### SET TASK
Reproduce all the lines below exactly and omit the images.

### ENTRIES PROVIDED
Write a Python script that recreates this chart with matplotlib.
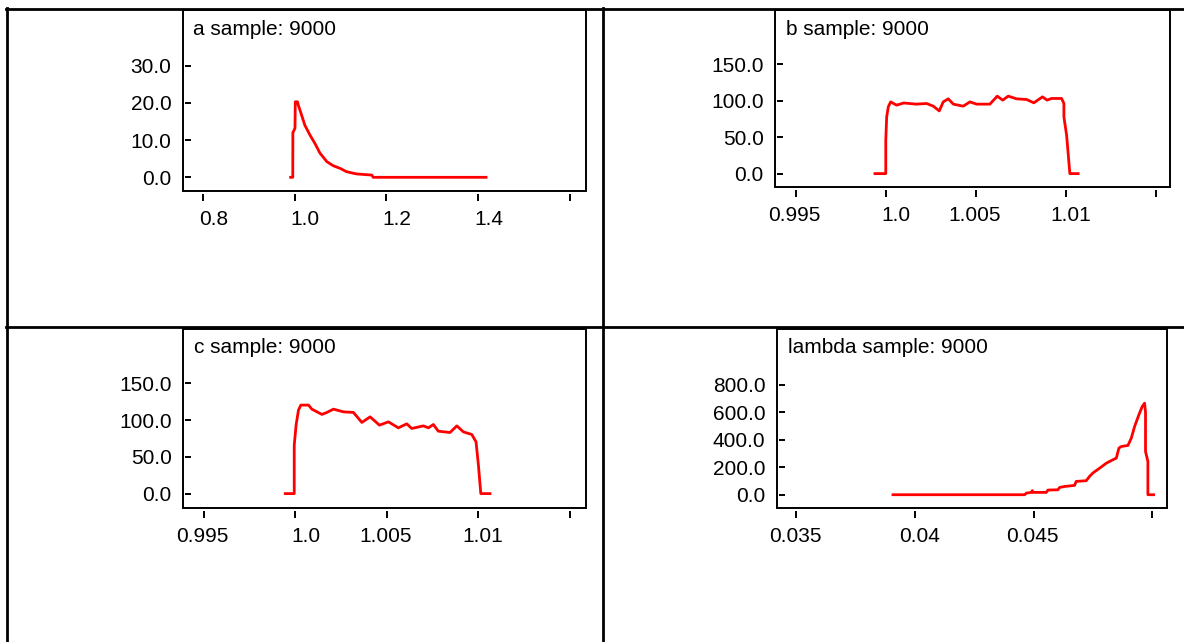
import matplotlib
matplotlib.use("Agg")
import matplotlib.pyplot as plt
from matplotlib.patches import Rectangle
from matplotlib.lines import Line2D
from matplotlib.transforms import ScaledTranslation

plt.rcParams['font.family'] = ['Liberation Sans', 'DejaVu Sans']

# density traces
a_x = [0.991, 0.9957, 0.9959, 1.0005, 1.0012, 1.006, 1.0078, 1.015, 1.022, 1.033, 1.044,
       1.055, 1.070, 1.084, 1.099, 1.113, 1.135, 1.168, 1.171, 1.417]
a_y = [0, 0, 12.0, 13.2, 20.3, 20.3, 19.4, 16.7, 14.0, 11.4, 9.1,
       6.5, 4.2, 3.1, 2.4, 1.5, 0.9, 0.6, 0, 0]

b_x = [0.9994, 1.0000, 1.0000, 1.00005, 1.00014, 1.00027, 1.0006, 1.0010, 1.0017, 1.00227,
       1.00264, 1.00297, 1.00319, 1.00347, 1.00375, 1.0043, 1.00467, 1.00504, 1.00578, 1.00619,
       1.00649, 1.0068, 1.00726, 1.00782, 1.00822, 1.0087, 1.00896, 1.0092, 1.00976, 1.00989,
       1.00989, 1.01004, 1.01022, 1.01068]
b_y = [0, 0, 45.8, 77.9, 91.6, 98.5, 94.0, 97.0, 95.4, 96.3,
       92.6, 86.1, 98.5, 102.7, 95.4, 92.6, 98.5, 95.4, 95.4, 106.4,
       100.9, 106.4, 102.7, 101.8, 97.2, 105.4, 100.9, 103.2, 103.2, 96.3,
       77.9, 52.7, 0, 0]

c_x = [0.99946, 0.99995, 0.99995, 1.00005, 1.00018, 1.00031, 1.00073, 1.00091, 1.00146, 1.00173,
       1.00209, 1.00263, 1.00318, 1.00364, 1.00409, 1.0046, 1.00509, 1.00563, 1.00609, 1.00636,
       1.0070, 1.00727, 1.00754, 1.00781, 1.00845, 1.00882, 1.00918, 1.00964, 1.00987, 1.0100,
       1.01013, 1.01063]
c_y = [0, 0, 65.9, 93.2, 113.6, 120.5, 120.5, 115.0, 107.8, 110.5,
       115.0, 111.3, 110.5, 96.9, 104.5, 93.2, 97.7, 89.5, 95.0, 88.7,
       92.2, 89.5, 94.1, 85.0, 83.2, 92.2, 84.0, 80.5, 70.4, 38.6,
       0, 0]

lam_x = [0.03907, 0.04462, 0.04469, 0.0449, 0.04494, 0.04497, 0.04553, 0.0456, 0.04602, 0.04609,
         0.0463, 0.04672, 0.04679, 0.04721, 0.04735, 0.04749, 0.04778, 0.04806, 0.04834, 0.04848,
         0.04859, 0.04869, 0.04897, 0.04911, 0.04925, 0.04943, 0.04957, 0.04967, 0.04971, 0.04971,
         0.04981, 0.04981, 0.05005]
lam_y = [0, 0, 12, 17, 30, 17, 17, 34, 36, 53,
         60, 68, 97, 102, 133, 158, 194, 230, 255, 267,
         340, 351, 359, 412, 497, 582, 642, 667, 601, 315,
         242, 0, 0]

fine_ticks = [0.995, 1.0, 1.005, 1.01, 1.015]
fine_labels = ['0.995', '1.0', '1.005', '1.01', '']

W, H = 1184, 642
fig = plt.figure(figsize=(W / 100, H / 100), dpi=100)


def panel(box, xlim, ylim, xticks, xlabels, yticks, xs, ys, title, txy):
    l, t, r, b = box
    ax = fig.add_axes([l / W, 1 - b / H, (r - l) / W, (b - t) / H])
    ax.plot(xs, ys, color='#ff0000', lw=2.0)
    ax.set_xlim(xlim)
    ax.set_ylim(ylim)
    for s in ax.spines.values():
        s.set_visible(False)
    ax.spines['left'].set_position(('outward', -1.5))
    ax.spines['bottom'].set_position(('outward', 2.5))
    ax.add_patch(Rectangle((0, 0), 1, 1, transform=ax.transAxes, fill=False,
                           lw=1.4, ec='black', clip_on=False, zorder=3))
    ax.set_xticks(xticks, xlabels)
    ax.set_yticks(yticks, ['%.1f' % v for v in yticks])
    ax.tick_params(axis='y', direction='in', length=4.5, width=1.4, pad=9.7, labelsize=15)
    ax.tick_params(axis='x', direction='out', length=5, width=1.4, pad=6.5, labelsize=15)
    shift = ScaledTranslation(0.25, 0, fig.dpi_scale_trans)
    for lab in ax.get_xticklabels():
        lab.set_horizontalalignment('right')
        lab.set_transform(lab.get_transform() + shift)
    fig.text(txy[0] / W, 1 - txy[1] / H, title, fontsize=15, va='baseline')
    return ax


panel((183, 10, 586, 191), (0.7564, 1.6349), (-3.68, 44.97),
      [0.8, 1.0, 1.2, 1.4, 1.6], ['0.8', '1.0', '1.2', '1.4', ''], [0, 10, 20, 30],
      a_x, a_y, 'a sample: 9000', (193, 35))
panel((775, 10, 1170, 187), (0.99385, 1.01578), (-18.4, 224.7),
      fine_ticks, fine_labels, [0, 50, 100, 150],
      b_x, b_y, 'b sample: 9000', (786, 35))
panel((183, 329, 586, 508), (0.99388, 1.01587), (-19.6, 224.1),
      fine_ticks, fine_labels, [0, 50, 100, 150],
      c_x, c_y, 'c sample: 9000', (194, 353))
panel((777, 329, 1167, 508), (0.034183, 0.050615), (-96.7, 1207),
      [0.035, 0.04, 0.045, 0.05], ['0.035', '0.04', '0.045', ''], [0, 200, 400, 600, 800],
      lam_x, lam_y, 'lambda sample: 9000', (788, 353))

# table grid around the panels
for x0, y0, x1, y1 in [(6, 9, W, 9), (6, 327, W, 327), (7, 8, 7, H), (603, 8, 603, H)]:
    fig.add_artist(Line2D([x0 / W, x1 / W], [1 - y0 / H, 1 - y1 / H],
                          transform=fig.transFigure, color='black', lw=2))

fig.savefig('out.png', dpi=100)
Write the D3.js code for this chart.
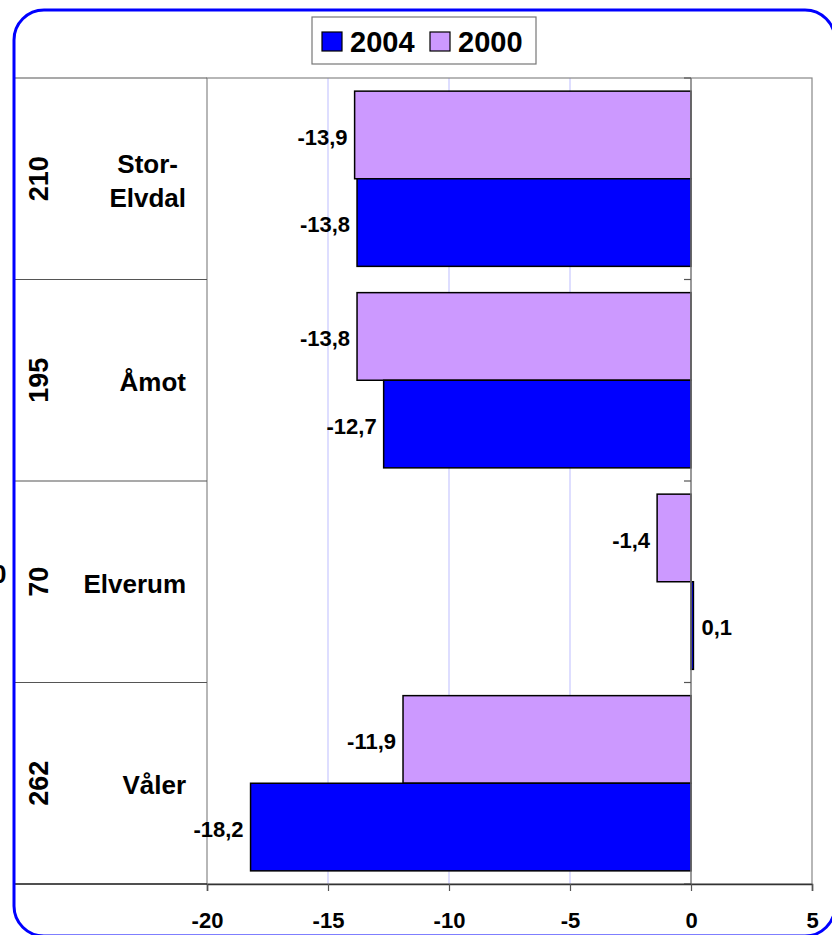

### WRITTEN ANSWER
Write a Python script that recreates this chart with matplotlib.
import matplotlib
matplotlib.use("Agg")
import matplotlib.pyplot as plt
from matplotlib.patches import Rectangle
from matplotlib.lines import Line2D
from matplotlib.transforms import ScaledTranslation

plt.rcParams['font.family'] = ['Liberation Sans', 'DejaVu Sans']

# density traces
a_x = [0.991, 0.9957, 0.9959, 1.0005, 1.0012, 1.006, 1.0078, 1.015, 1.022, 1.033, 1.044,
       1.055, 1.070, 1.084, 1.099, 1.113, 1.135, 1.168, 1.171, 1.417]
a_y = [0, 0, 12.0, 13.2, 20.3, 20.3, 19.4, 16.7, 14.0, 11.4, 9.1,
       6.5, 4.2, 3.1, 2.4, 1.5, 0.9, 0.6, 0, 0]

b_x = [0.9994, 1.0000, 1.0000, 1.00005, 1.00014, 1.00027, 1.0006, 1.0010, 1.0017, 1.00227,
       1.00264, 1.00297, 1.00319, 1.00347, 1.00375, 1.0043, 1.00467, 1.00504, 1.00578, 1.00619,
       1.00649, 1.0068, 1.00726, 1.00782, 1.00822, 1.0087, 1.00896, 1.0092, 1.00976, 1.00989,
       1.00989, 1.01004, 1.01022, 1.01068]
b_y = [0, 0, 45.8, 77.9, 91.6, 98.5, 94.0, 97.0, 95.4, 96.3,
       92.6, 86.1, 98.5, 102.7, 95.4, 92.6, 98.5, 95.4, 95.4, 106.4,
       100.9, 106.4, 102.7, 101.8, 97.2, 105.4, 100.9, 103.2, 103.2, 96.3,
       77.9, 52.7, 0, 0]

c_x = [0.99946, 0.99995, 0.99995, 1.00005, 1.00018, 1.00031, 1.00073, 1.00091, 1.00146, 1.00173,
       1.00209, 1.00263, 1.00318, 1.00364, 1.00409, 1.0046, 1.00509, 1.00563, 1.00609, 1.00636,
       1.0070, 1.00727, 1.00754, 1.00781, 1.00845, 1.00882, 1.00918, 1.00964, 1.00987, 1.0100,
       1.01013, 1.01063]
c_y = [0, 0, 65.9, 93.2, 113.6, 120.5, 120.5, 115.0, 107.8, 110.5,
       115.0, 111.3, 110.5, 96.9, 104.5, 93.2, 97.7, 89.5, 95.0, 88.7,
       92.2, 89.5, 94.1, 85.0, 83.2, 92.2, 84.0, 80.5, 70.4, 38.6,
       0, 0]

lam_x = [0.03907, 0.04462, 0.04469, 0.0449, 0.04494, 0.04497, 0.04553, 0.0456, 0.04602, 0.04609,
         0.0463, 0.04672, 0.04679, 0.04721, 0.04735, 0.04749, 0.04778, 0.04806, 0.04834, 0.04848,
         0.04859, 0.04869, 0.04897, 0.04911, 0.04925, 0.04943, 0.04957, 0.04967, 0.04971, 0.04971,
         0.04981, 0.04981, 0.05005]
lam_y = [0, 0, 12, 17, 30, 17, 17, 34, 36, 53,
         60, 68, 97, 102, 133, 158, 194, 230, 255, 267,
         340, 351, 359, 412, 497, 582, 642, 667, 601, 315,
         242, 0, 0]

fine_ticks = [0.995, 1.0, 1.005, 1.01, 1.015]
fine_labels = ['0.995', '1.0', '1.005', '1.01', '']

W, H = 1184, 642
fig = plt.figure(figsize=(W / 100, H / 100), dpi=100)


def panel(box, xlim, ylim, xticks, xlabels, yticks, xs, ys, title, txy):
    l, t, r, b = box
    ax = fig.add_axes([l / W, 1 - b / H, (r - l) / W, (b - t) / H])
    ax.plot(xs, ys, color='#ff0000', lw=2.0)
    ax.set_xlim(xlim)
    ax.set_ylim(ylim)
    for s in ax.spines.values():
        s.set_visible(False)
    ax.spines['left'].set_position(('outward', -1.5))
    ax.spines['bottom'].set_position(('outward', 2.5))
    ax.add_patch(Rectangle((0, 0), 1, 1, transform=ax.transAxes, fill=False,
                           lw=1.4, ec='black', clip_on=False, zorder=3))
    ax.set_xticks(xticks, xlabels)
    ax.set_yticks(yticks, ['%.1f' % v for v in yticks])
    ax.tick_params(axis='y', direction='in', length=4.5, width=1.4, pad=9.7, labelsize=15)
    ax.tick_params(axis='x', direction='out', length=5, width=1.4, pad=6.5, labelsize=15)
    shift = ScaledTranslation(0.25, 0, fig.dpi_scale_trans)
    for lab in ax.get_xticklabels():
        lab.set_horizontalalignment('right')
        lab.set_transform(lab.get_transform() + shift)
    fig.text(txy[0] / W, 1 - txy[1] / H, title, fontsize=15, va='baseline')
    return ax


panel((183, 10, 586, 191), (0.7564, 1.6349), (-3.68, 44.97),
      [0.8, 1.0, 1.2, 1.4, 1.6], ['0.8', '1.0', '1.2', '1.4', ''], [0, 10, 20, 30],
      a_x, a_y, 'a sample: 9000', (193, 35))
panel((775, 10, 1170, 187), (0.99385, 1.01578), (-18.4, 224.7),
      fine_ticks, fine_labels, [0, 50, 100, 150],
      b_x, b_y, 'b sample: 9000', (786, 35))
panel((183, 329, 586, 508), (0.99388, 1.01587), (-19.6, 224.1),
      fine_ticks, fine_labels, [0, 50, 100, 150],
      c_x, c_y, 'c sample: 9000', (194, 353))
panel((777, 329, 1167, 508), (0.034183, 0.050615), (-96.7, 1207),
      [0.035, 0.04, 0.045, 0.05], ['0.035', '0.04', '0.045', ''], [0, 200, 400, 600, 800],
      lam_x, lam_y, 'lambda sample: 9000', (788, 353))

# table grid around the panels
for x0, y0, x1, y1 in [(6, 9, W, 9), (6, 327, W, 327), (7, 8, 7, H), (603, 8, 603, H)]:
    fig.add_artist(Line2D([x0 / W, x1 / W], [1 - y0 / H, 1 - y1 / H],
                          transform=fig.transFigure, color='black', lw=2))

fig.savefig('out.png', dpi=100)
Write the D3.js code for this chart.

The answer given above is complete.